Note that again, sqlite's rowid is used as table id. Remember that it is not possible to see rowid by simply select * from table;
, it is hidden by default, it is needed to explicitly select it: select rowid,* from table;
.
create table element(name, parentrowid, foreign key(parentrowid) references element(rowid));
-- dbtypes are the root elements
insert into element(name) values ('mysql'),('elasticsearch'),('mongo'),('sqlserver');
create table hierarchypath(path);
insert into hierarchypath values
('mysql>connection>database>table>field'),
('elasticsearch>connection>index>field'),
('mongo>connection>database>collection>field'),
('sqlserver>connection>schema>database>table>field');
Loading data:
insert into element select 'remote:1234',rowid from element where (name,coalesce(parentrowid,-1))=('mysql',-1); --returning rowid; -- returning only works for sqlite 3.35+
insert into element select 'sales',rowid from element where rowid=5;
insert into element select 'user',rowid from element where rowid=6;
insert into element select 'name',rowid from element where rowid=7;
insert into element select 'age',rowid from element where rowid=7;
Pretty-printing:
create view hierarchy(root, depth, name) as
with recursive hierarchycte(root, depth, name, remaining) as (
select substr(path, 0, instr(path, '>')) as root, 0 as depth, substr(path, 0, instr(path, '>')) as name, substr(path, instr(path, '>')+1)||'>' as remaining from hierarchypath
union all
select root, depth+1 as depth, substr(remaining, 0, instr(remaining, '>')) as name, substr(remaining, instr(remaining, '>')+1) as remaining from hierarchycte where instr(remaining, '>') > 0
)
select root, depth, name from hierarchycte where depth>=0;
create view elementhierarchy(root, depth, name) as
with recursive elementcte(root, depth, name, rowid, parentrowid) as (
select name as root, 0 as depth, name, rowid, parentrowid from element where parentrowid is null
union all
select elcte.root, elcte.depth+1, el.name, el.rowid, el.parentrowid from elementcte elcte join element el on el.parentrowid=elcte.rowid
order by depth desc
)
select root, depth, name from elementcte;
create view elementree as
with recursive elementcte(root, depth, name, rowid, parentrowid) as (
select name as root, 0 as depth, name, rowid, parentrowid from element where parentrowid is null
union all
select elcte.root, elcte.depth+1, el.name, el.rowid, el.parentrowid from elementcte elcte join element el on el.parentrowid=elcte.rowid
order by depth desc
)
select substring(' ',0,2*h.depth-2)||eh.name||' ('||h.root||'-'||h.name||')' from (select *,row_number() over () as originalorder from elementhierarchy) eh join hierarchy h on (eh.root,eh.depth)=(h.root,h.depth) where h.depth>0 order by originalorder;
select * from elementree;
-- remote:1234 (mysql-connection)
-- sales (mysql-database)
-- user (mysql-table)
-- age (mysql-field)
-- name (mysql-field)
Triggers were not implemented here, but it would be good to do so. One example would be to avoid inserting more levels than allowed.

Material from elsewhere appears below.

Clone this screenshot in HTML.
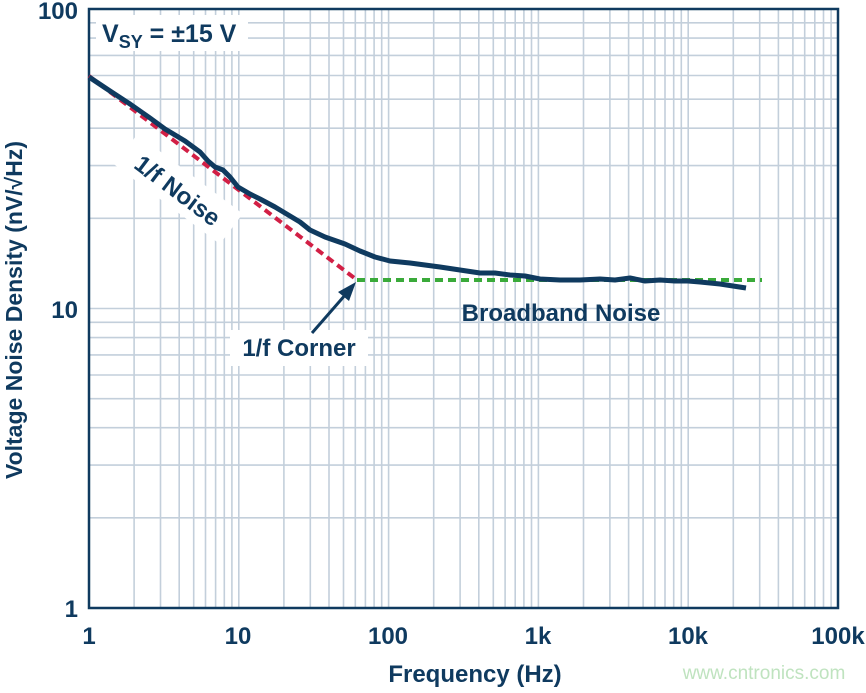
<!DOCTYPE html>
<html><head><meta charset="utf-8"><style>
body{margin:0;background:#fff;width:866px;height:688px;overflow:hidden}
text{font-family:"Liberation Sans",Arial,sans-serif;font-weight:bold;fill:#0f3a5f}
</style></head><body>
<svg width="866" height="688" viewBox="0 0 866 688">
<defs>
<g id="vd" stroke="#c3cfdb" stroke-width="1.6">
<line x1="45.1" y1="9" x2="45.1" y2="608"/><line x1="71.5" y1="9" x2="71.5" y2="608"/>
<line x1="90.2" y1="9" x2="90.2" y2="608"/><line x1="104.7" y1="9" x2="104.7" y2="608"/>
<line x1="116.5" y1="9" x2="116.5" y2="608"/><line x1="126.6" y1="9" x2="126.6" y2="608"/>
<line x1="135.3" y1="9" x2="135.3" y2="608"/><line x1="142.9" y1="9" x2="142.9" y2="608"/>
<line x1="149.8" y1="9" x2="149.8" y2="608"/>
</g>
<g id="hd" stroke="#c3cfdb" stroke-width="1.6">
<line x1="89" y1="-90.2" x2="838" y2="-90.2"/><line x1="89" y1="-142.9" x2="838" y2="-142.9"/>
<line x1="89" y1="-180.3" x2="838" y2="-180.3"/><line x1="89" y1="-209.3" x2="838" y2="-209.3"/>
<line x1="89" y1="-233" x2="838" y2="-233"/><line x1="89" y1="-253.1" x2="838" y2="-253.1"/>
<line x1="89" y1="-270.4" x2="838" y2="-270.4"/><line x1="89" y1="-285.7" x2="838" y2="-285.7"/>
<line x1="89" y1="-299.5" x2="838" y2="-299.5"/>
</g>
</defs>
<use href="#vd" transform="translate(89,0)"/>
<use href="#vd" transform="translate(238.8,0)"/>
<use href="#vd" transform="translate(388.6,0)"/>
<use href="#vd" transform="translate(538.4,0)"/>
<use href="#vd" transform="translate(688.2,0)"/>
<use href="#hd" transform="translate(0,608)"/>
<use href="#hd" transform="translate(0,308.5)"/>
<rect x="89" y="9" width="749" height="599" fill="none" stroke="#0f3a5f" stroke-width="2.5"/>
<rect x="96" y="15" width="152" height="36" fill="#fff"/>
<text x="102" y="42" font-size="25">V<tspan font-size="18" dy="6">SY</tspan><tspan dy="-6"> = ±15 V</tspan></text>
<line x1="89" y1="76" x2="357" y2="280" stroke="#d21f45" stroke-width="4" stroke-dasharray="8,5"/>
<line x1="357" y1="280" x2="762" y2="280" stroke="#3aaa3a" stroke-width="4" stroke-dasharray="8,5"/>
<polyline fill="none" stroke="#0f3a5f" stroke-width="5" stroke-linejoin="round" points="89,77 110,91 130,104 150,118 165,129 185,141 200,152 208,161 215,167 223,170 230,177 238,187 250,194 260,199 275,207 285,213 300,222 310,230 325,237 345,244 360,251 375,257 390,261 410,263 440,267 460,270 480,273 495,273 510,275 525,276 540,279 560,280 580,280 600,279 615,280 630,278 645,281 660,280 675,281 688,281 700,282 720,284 746,288"/>
<g transform="translate(178,190) rotate(37)">
<rect x="-66" y="-20" width="132" height="38" fill="#fff"/>
<text x="0" y="9" font-size="24" text-anchor="middle">1/f Noise</text>
</g>
<rect x="230" y="330" width="138" height="36" fill="#fff"/>
<text x="299" y="356" font-size="24" text-anchor="middle">1/f Corner</text>
<text x="561" y="321" font-size="24" text-anchor="middle">Broadband Noise</text>
<line x1="312" y1="333" x2="346" y2="294" stroke="#0f3a5f" stroke-width="3"/>
<polygon points="356,282 338,292 349,301" fill="#0f3a5f"/>
<g font-size="24" text-anchor="middle">
<text x="89" y="644">1</text><text x="238" y="644">10</text><text x="388" y="644">100</text>
<text x="538" y="644">1k</text><text x="688" y="644">10k</text><text x="838" y="644">100k</text>
</g>
<g font-size="24" text-anchor="end">
<text x="78" y="19">100</text><text x="78" y="318">10</text><text x="78" y="617">1</text>
</g>
<text x="475" y="682" font-size="24" text-anchor="middle">Frequency (Hz)</text>
<text transform="translate(22,310) rotate(-90)" font-size="23" text-anchor="middle">Voltage Noise Density (nV/√Hz)</text>
<rect x="666" y="656" width="200" height="32" fill="#fff"/>
<text x="764" y="679" font-size="19" text-anchor="middle" style="fill:#bfe3bf;font-weight:normal">www.cntronics.com</text>
</svg>
</body></html>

It would be wiser to store the hierarchy in the desconstructed form seen on the view
hierarchy, by doing the desconstruction in insertion time instead of every select query to avoid cpu consumption. Here it was left this way to differentiate it more from other implementations.
Here the last level entity, the field
have no properties as shown on previous implementations. In this model it would be necessary to add one or two extra levels to the hierarchy: ...table>field>fieldpropertyandvalue
or ...table>field>fieldproperty>fieldpropertyvalue
, in the first case an example of fieldpropertyandvalue
would be datatype=integer
and an example of separated property and values would be respectively datatype
and integer
. This approach where any properties are new nodes in the graph is closer to the approach used by RDF stores.
To conclude it must be stated that it would be possible to use specialized graph databases, using their own query languages like cypher in neo4j and sparql in others or even other languages, but since the graph design overall is simple, a relational database suffice our needs.